Studio album by Barry Manilow
- Released: November 15, 1984
- Genre: Jazz pop; traditional pop; lounge;
- Length: 49:15
- Label: Arista
- Producer: Barry Manilow

Barry Manilow chronology
| Greatest Hits Vol. II (1983) | 2:00 AM Paradise Cafe (1984) | Copacabana: Soundtrack (1985) |

= 2:00 AM Paradise Cafe =

2:00 AM Paradise Cafe is the tenth studio album by singer-songwriter Barry Manilow, released in 1984 on Arista Records. The album peaked at No. 28 on the Billboard 200 and went Gold in the United States.

Professional ratings
Review scores
| Source | Rating |
| Allmusic | Star |
| The Rolling Stone Album Guide | Star |

==Background==
Johnny Mercer's widow, Ginger, entrusted Manilow with a cache of Mercer's lyrics that had never been set to music, although Manilow used only Mercer's "When October Goes" for the project. He recruited veteran jazz musicians Bill Mays, Gerry Mulligan, Shelly Manne, Mundell Lowe, and George Duvivier for the album. Also enlisted for vocal duets were Mel Tormé and Sarah Vaughan.
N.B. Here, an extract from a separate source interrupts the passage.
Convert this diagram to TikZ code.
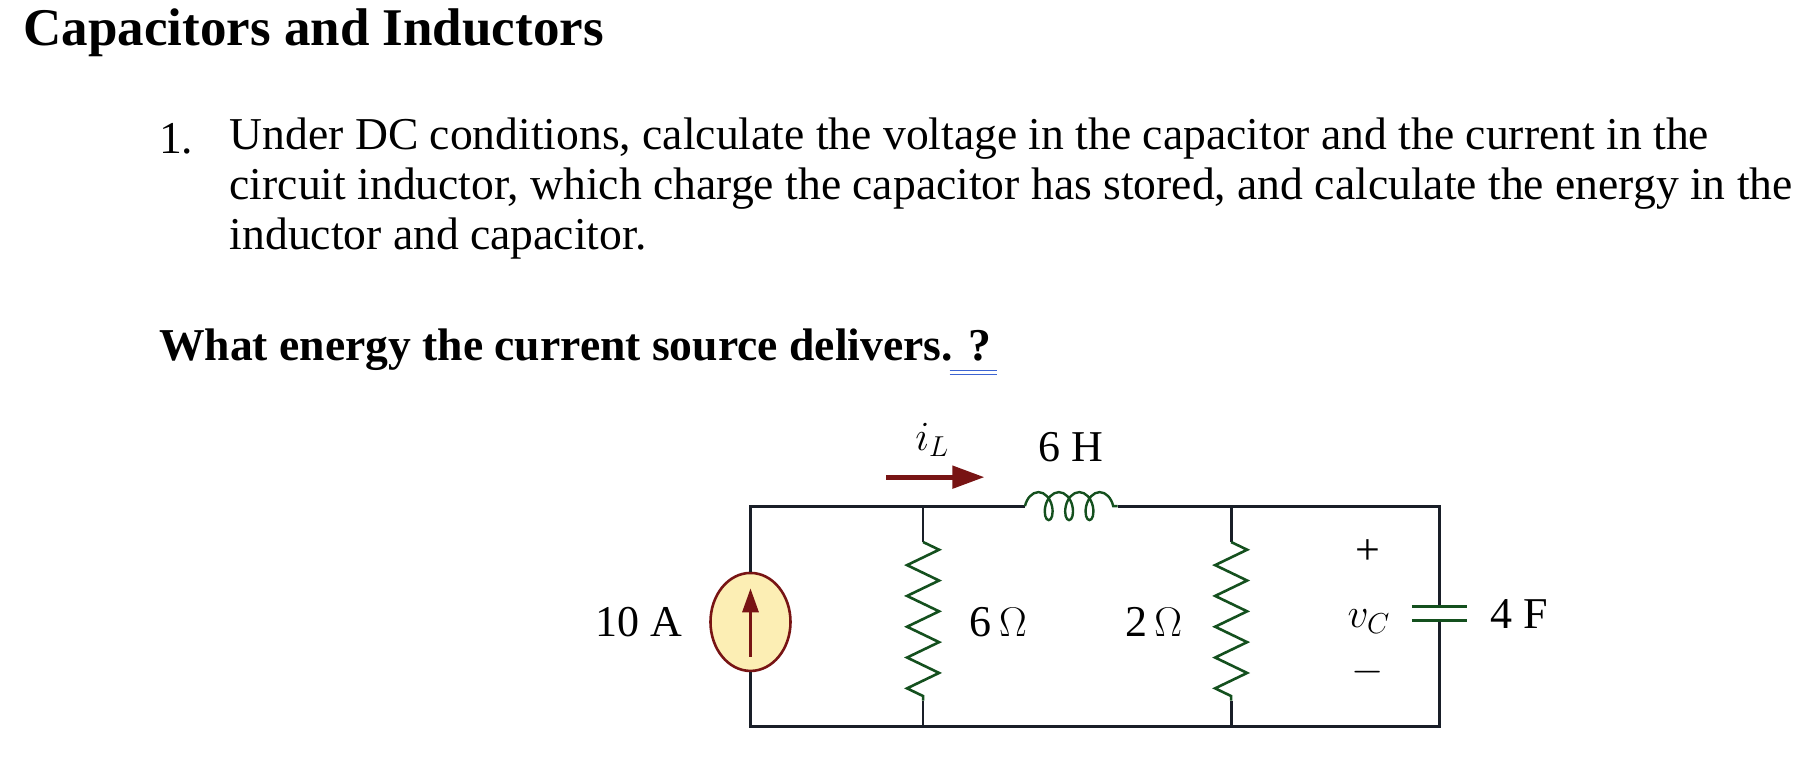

The entire album was rehearsed for three days, then recorded entirely live (in one take) without overdubs at Westlake Studio 'C' in Los Angeles, California.

==Track listing==

Side one
| No. | Title | Lyrics | Length |
|---|---|---|---|
| 1. | "Paradise Cafe" | Bruce Sussman, Jack Feldman | 5:23 |
| 2. | "Where Have You Gone" | Adrienne Anderson | 4:35 |
| 3. | "Say No More" | Adrienne Anderson | 4:06 |
| 4. | "Blue" (with Sarah Vaughan) | Bruce Sussman, Jack Feldman | 4:16 |
| 5. | "When October Goes" | Johnny Mercer | 4:04 |

Side two
| No. | Title | Lyrics | Length |
|---|---|---|---|
| 1. | "What Am I Doin' Here" | Marty Panzer | 3:17 |
| 2. | "Goodbye My Love" | Adrienne Anderson | 4:25 |
| 3. | "Big City Blues" (with Mel Tormé) | Adrienne Anderson | 4:14 |
| 4. | "When Love Is Gone" | Lisa Sennett | 4:17 |
| 5. | "I've Never Been So Low on Love" | Marty Panzer | 4:26 |
| 6. | "Night Song" | Bruce Sussman, Jack Feldman | 4:28 |

==Charts==

| Chart (1984/85) | Position |
|---|---|
| United States (Billboard 200) | 28 |
| Australia (Kent Music Report) | 100 |
| United Kingdom (Official Charts Company) | 28 |

== Personnel ==
- Barry Manilow – vocals, acoustic piano
- Bill Mays – acoustic piano, Rhodes electric piano
- Mundell Lowe – guitar
- George Duvivier – double bass
- Shelly Manne – drums
- Gerry Mulligan – baritone saxophone
- Sarah Vaughan – vocals (4)
- Mel Tormé – vocals (8)

== Production ==
- Barry Manilow – producer, arrangements, logo design
- Michael Braunstein – recording
- Deni King – assistant engineer
- Greg Laney – second assistant engineer
- Eric Borenstein – album coordinator
- Roger Wall – personal assistant
- Shaun Harris – music contractor
- Ria Lewerke – art direction
- Sue Reilly – logo design
- Leon Lecash – front cover photography
- Jay Thompson – back cover photography
- Charles Mercuri – grooming

==Certifications==

| Region | Certification | Certified units/sales |
| United Kingdom (BPI) | Silver | 60,000^{^} |
| United States (RIAA) | Gold | 500,000^{^} |
^{^} Shipments figures based on certification alone.